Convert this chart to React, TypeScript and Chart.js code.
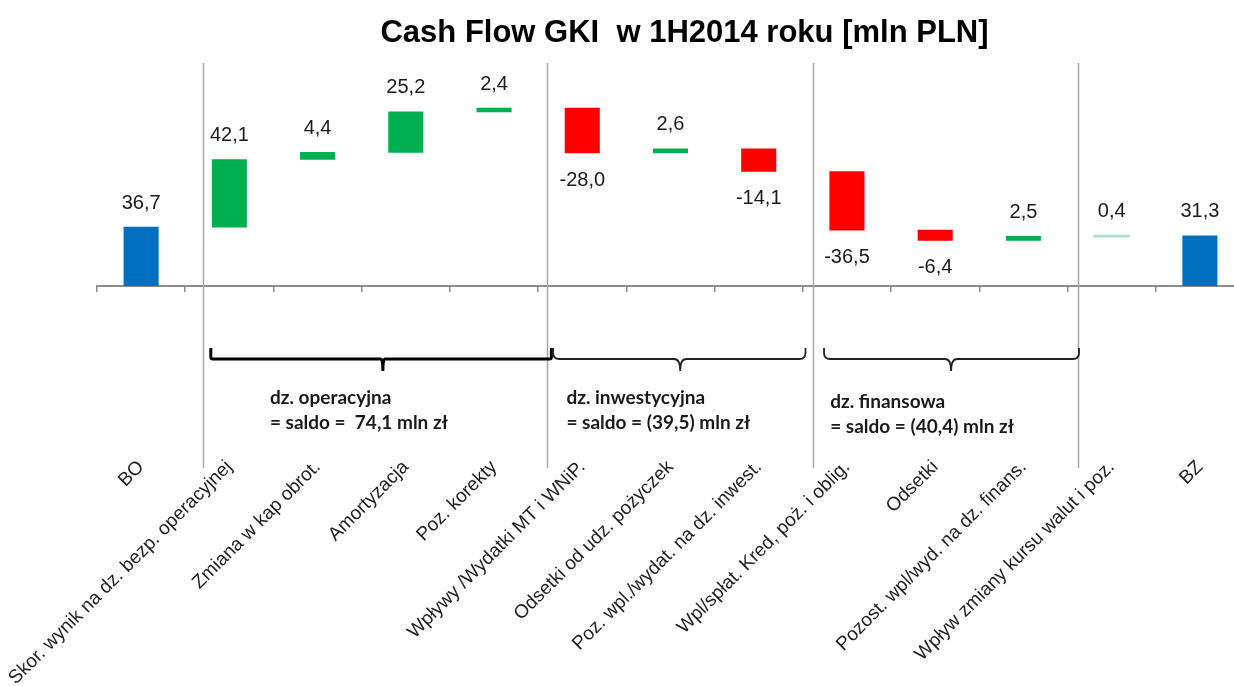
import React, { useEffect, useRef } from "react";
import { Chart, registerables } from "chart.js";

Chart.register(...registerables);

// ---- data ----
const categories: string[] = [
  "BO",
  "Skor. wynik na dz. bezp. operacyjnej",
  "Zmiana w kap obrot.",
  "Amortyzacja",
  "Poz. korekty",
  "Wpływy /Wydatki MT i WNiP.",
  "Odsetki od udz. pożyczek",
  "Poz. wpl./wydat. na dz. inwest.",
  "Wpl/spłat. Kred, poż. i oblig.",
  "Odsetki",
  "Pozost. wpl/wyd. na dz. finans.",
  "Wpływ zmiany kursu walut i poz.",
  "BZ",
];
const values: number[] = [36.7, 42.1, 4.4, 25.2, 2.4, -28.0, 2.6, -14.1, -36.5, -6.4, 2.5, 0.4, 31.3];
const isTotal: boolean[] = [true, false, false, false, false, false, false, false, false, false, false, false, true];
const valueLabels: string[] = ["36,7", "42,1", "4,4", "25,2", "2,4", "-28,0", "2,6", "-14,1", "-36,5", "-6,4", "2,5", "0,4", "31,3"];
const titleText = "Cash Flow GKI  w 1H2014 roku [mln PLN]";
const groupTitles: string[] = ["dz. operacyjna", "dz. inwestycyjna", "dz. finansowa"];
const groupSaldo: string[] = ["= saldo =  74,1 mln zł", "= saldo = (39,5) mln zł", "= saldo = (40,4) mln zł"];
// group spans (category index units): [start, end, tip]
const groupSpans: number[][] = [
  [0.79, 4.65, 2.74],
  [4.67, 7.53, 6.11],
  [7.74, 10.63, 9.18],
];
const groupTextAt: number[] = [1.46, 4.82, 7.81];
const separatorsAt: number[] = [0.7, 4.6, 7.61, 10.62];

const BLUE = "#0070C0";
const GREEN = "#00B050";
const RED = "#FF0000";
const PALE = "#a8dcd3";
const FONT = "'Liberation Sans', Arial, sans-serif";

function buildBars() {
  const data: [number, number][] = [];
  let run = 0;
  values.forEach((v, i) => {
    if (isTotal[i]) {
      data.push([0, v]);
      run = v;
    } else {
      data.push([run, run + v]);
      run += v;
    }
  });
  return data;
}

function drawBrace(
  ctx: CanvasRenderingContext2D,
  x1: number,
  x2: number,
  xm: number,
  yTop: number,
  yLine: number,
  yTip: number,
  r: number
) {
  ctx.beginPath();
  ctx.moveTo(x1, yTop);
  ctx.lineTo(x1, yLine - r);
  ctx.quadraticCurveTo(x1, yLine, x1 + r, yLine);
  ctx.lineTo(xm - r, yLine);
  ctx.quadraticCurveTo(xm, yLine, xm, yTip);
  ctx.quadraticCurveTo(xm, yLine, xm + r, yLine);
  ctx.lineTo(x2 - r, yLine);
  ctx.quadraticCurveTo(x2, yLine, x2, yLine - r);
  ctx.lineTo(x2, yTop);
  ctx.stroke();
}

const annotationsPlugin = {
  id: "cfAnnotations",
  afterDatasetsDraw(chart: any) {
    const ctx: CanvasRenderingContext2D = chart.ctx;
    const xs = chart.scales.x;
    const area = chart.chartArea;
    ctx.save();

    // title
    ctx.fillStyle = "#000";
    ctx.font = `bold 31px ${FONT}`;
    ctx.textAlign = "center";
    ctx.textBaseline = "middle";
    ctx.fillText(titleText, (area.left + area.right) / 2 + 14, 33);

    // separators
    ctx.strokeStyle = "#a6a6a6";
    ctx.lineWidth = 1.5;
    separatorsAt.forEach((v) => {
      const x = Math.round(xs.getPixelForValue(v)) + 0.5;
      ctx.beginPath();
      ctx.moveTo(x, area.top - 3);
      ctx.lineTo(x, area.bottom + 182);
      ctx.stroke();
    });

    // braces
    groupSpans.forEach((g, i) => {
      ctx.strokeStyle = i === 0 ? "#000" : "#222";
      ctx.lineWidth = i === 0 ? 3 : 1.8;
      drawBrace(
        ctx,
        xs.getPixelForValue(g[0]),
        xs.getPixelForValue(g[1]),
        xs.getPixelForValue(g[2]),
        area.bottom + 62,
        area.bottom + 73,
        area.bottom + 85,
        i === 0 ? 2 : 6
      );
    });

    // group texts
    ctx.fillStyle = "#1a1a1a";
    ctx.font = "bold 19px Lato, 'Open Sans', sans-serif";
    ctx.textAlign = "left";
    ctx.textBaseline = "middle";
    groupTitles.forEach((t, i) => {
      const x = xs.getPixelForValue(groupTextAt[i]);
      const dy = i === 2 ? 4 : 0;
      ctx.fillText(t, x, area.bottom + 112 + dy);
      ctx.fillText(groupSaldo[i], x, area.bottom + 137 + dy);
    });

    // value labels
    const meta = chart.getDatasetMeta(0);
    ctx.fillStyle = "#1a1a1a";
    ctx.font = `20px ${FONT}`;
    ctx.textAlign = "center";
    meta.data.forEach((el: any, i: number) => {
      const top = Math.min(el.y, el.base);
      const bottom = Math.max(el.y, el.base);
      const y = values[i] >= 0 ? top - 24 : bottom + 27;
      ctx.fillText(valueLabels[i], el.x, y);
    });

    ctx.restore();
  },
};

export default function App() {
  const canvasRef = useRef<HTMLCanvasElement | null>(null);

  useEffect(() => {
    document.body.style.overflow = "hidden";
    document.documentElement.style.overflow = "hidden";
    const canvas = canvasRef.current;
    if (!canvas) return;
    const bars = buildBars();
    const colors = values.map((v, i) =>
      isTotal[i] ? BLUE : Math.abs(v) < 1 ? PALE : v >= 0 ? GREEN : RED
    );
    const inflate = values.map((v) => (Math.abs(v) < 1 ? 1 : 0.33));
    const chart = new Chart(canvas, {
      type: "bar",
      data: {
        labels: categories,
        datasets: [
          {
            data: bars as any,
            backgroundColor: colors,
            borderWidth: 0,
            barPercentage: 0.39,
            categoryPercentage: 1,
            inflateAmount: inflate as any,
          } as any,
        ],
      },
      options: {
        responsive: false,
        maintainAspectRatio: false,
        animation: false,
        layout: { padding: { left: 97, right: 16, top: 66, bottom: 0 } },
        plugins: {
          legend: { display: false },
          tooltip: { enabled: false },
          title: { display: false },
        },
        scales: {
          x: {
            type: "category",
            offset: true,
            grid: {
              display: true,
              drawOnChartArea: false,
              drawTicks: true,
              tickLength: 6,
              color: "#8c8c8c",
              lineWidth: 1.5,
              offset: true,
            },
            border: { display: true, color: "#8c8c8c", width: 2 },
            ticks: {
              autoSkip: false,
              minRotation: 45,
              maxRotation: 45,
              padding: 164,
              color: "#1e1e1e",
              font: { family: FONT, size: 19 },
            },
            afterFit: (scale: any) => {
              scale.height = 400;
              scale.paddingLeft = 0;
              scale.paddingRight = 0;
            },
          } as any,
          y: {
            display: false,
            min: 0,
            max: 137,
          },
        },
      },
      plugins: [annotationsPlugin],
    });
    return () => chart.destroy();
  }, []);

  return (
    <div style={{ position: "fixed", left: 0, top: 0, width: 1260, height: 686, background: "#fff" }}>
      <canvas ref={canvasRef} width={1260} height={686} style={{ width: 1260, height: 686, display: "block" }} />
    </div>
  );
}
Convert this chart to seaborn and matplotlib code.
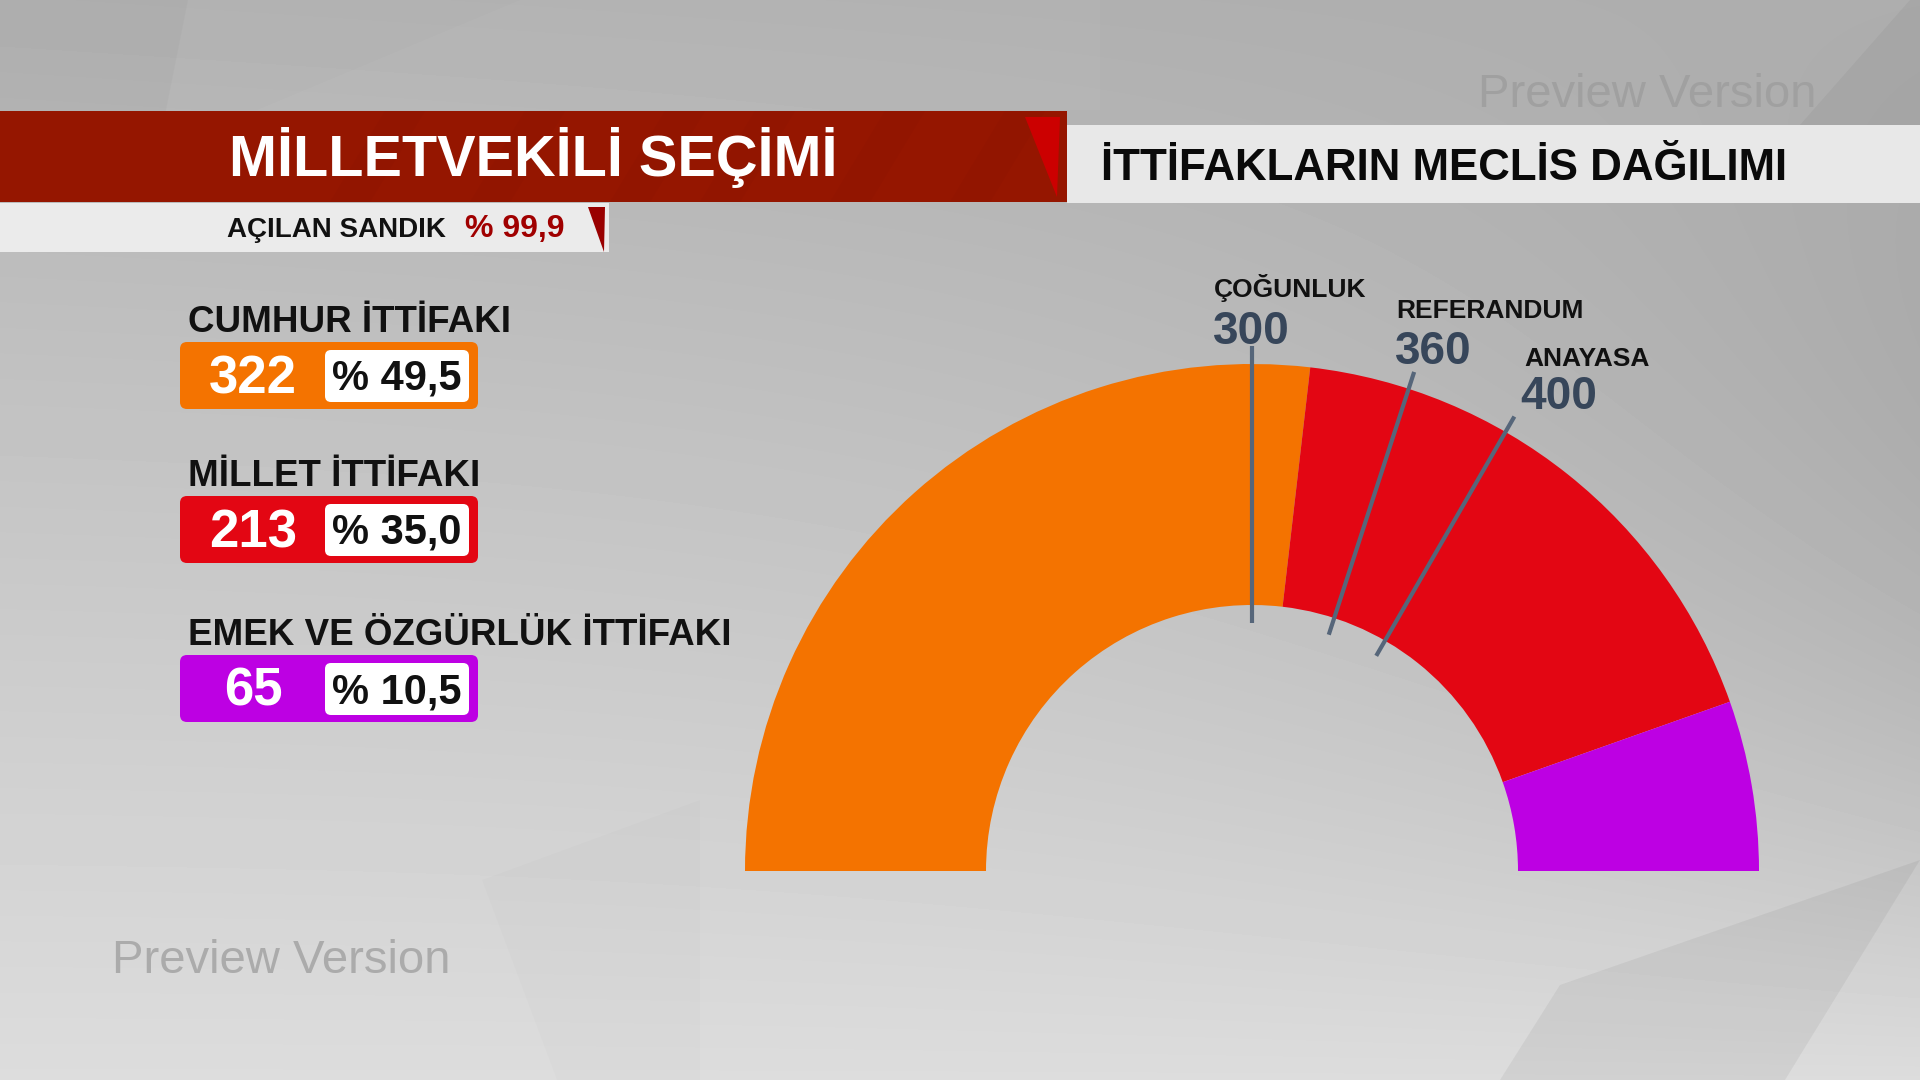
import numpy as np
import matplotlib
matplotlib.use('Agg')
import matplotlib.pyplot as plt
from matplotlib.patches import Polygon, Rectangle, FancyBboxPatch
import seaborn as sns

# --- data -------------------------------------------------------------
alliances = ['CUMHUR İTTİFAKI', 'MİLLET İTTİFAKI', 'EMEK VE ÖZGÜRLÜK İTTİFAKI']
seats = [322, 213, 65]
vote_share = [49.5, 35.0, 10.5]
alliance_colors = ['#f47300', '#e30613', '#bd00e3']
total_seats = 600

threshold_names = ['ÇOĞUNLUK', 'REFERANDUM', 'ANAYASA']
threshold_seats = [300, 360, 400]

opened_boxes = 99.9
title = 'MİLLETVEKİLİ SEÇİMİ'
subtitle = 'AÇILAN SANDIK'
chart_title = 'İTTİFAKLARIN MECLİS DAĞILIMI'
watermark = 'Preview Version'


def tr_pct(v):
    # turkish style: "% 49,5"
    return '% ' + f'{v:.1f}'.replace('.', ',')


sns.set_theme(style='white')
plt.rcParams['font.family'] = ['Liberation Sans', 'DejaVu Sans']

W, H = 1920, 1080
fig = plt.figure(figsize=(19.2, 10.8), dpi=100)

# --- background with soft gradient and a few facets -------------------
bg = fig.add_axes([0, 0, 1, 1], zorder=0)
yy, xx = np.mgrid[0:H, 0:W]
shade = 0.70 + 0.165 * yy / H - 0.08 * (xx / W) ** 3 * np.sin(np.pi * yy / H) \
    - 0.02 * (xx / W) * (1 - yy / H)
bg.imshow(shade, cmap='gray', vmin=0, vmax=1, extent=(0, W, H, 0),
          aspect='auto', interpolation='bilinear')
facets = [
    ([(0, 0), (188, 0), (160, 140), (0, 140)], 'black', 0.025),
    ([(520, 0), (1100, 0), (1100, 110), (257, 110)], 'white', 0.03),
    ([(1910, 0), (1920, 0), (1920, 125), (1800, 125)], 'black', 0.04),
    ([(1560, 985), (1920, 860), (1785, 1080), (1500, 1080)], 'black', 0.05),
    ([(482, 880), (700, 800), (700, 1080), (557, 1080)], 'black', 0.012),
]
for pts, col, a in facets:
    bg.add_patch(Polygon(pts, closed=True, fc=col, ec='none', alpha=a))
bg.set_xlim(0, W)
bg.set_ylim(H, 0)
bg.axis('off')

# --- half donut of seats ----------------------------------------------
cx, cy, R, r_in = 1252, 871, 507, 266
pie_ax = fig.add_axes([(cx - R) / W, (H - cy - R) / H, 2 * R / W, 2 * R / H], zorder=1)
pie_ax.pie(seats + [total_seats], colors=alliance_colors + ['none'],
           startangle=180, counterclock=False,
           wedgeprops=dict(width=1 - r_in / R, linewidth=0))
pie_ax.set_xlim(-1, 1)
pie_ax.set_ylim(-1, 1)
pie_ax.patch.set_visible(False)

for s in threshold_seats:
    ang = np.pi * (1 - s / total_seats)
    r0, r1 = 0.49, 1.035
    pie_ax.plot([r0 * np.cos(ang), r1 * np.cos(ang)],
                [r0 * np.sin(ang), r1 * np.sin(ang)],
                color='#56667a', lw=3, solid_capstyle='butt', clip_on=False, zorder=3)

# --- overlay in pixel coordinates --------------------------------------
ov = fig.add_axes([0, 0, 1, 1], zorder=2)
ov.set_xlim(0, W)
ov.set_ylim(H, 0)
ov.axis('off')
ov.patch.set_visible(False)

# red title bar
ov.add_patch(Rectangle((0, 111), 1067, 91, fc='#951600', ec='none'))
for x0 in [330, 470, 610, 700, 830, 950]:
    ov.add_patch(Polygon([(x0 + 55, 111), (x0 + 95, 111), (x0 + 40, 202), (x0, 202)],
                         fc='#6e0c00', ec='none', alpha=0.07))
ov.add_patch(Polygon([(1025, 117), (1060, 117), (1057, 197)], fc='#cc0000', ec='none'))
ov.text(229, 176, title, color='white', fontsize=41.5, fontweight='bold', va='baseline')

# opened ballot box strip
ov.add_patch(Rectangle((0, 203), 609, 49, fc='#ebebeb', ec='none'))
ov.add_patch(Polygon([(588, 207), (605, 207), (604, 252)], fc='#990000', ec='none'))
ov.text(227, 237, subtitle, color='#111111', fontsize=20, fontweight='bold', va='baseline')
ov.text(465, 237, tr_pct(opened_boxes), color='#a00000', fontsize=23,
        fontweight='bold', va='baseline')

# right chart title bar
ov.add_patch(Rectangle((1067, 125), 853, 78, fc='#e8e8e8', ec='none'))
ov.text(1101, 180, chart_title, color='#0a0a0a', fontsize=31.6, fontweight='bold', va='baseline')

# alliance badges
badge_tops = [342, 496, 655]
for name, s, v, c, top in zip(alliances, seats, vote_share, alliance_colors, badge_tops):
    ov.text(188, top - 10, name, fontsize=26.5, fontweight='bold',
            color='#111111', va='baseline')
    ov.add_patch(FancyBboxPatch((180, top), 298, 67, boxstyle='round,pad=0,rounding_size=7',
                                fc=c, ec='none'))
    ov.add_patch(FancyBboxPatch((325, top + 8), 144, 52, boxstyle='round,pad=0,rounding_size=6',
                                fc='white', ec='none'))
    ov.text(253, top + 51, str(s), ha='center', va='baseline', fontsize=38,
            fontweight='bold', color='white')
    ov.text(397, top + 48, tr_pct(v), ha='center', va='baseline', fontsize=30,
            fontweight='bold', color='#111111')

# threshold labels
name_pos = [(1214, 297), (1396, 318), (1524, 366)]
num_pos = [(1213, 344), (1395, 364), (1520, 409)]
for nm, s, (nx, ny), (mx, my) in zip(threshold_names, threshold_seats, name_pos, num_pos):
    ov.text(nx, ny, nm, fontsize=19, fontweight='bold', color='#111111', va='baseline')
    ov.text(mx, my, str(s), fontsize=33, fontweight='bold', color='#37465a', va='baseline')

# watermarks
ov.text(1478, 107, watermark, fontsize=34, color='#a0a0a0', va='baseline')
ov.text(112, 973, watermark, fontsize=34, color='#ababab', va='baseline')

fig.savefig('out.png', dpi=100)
┄┄┄┄┄┄
## Exercise objective
Set the lines above down again, word for word, from the first through the one containing "Chart.register(...registerables);"; pictures excluded.

## Result of this task
Convert this chart to React, TypeScript and Chart.js code.
import React, { useEffect, useRef } from "react";
import { Chart, registerables } from "chart.js";

Chart.register(...registerables);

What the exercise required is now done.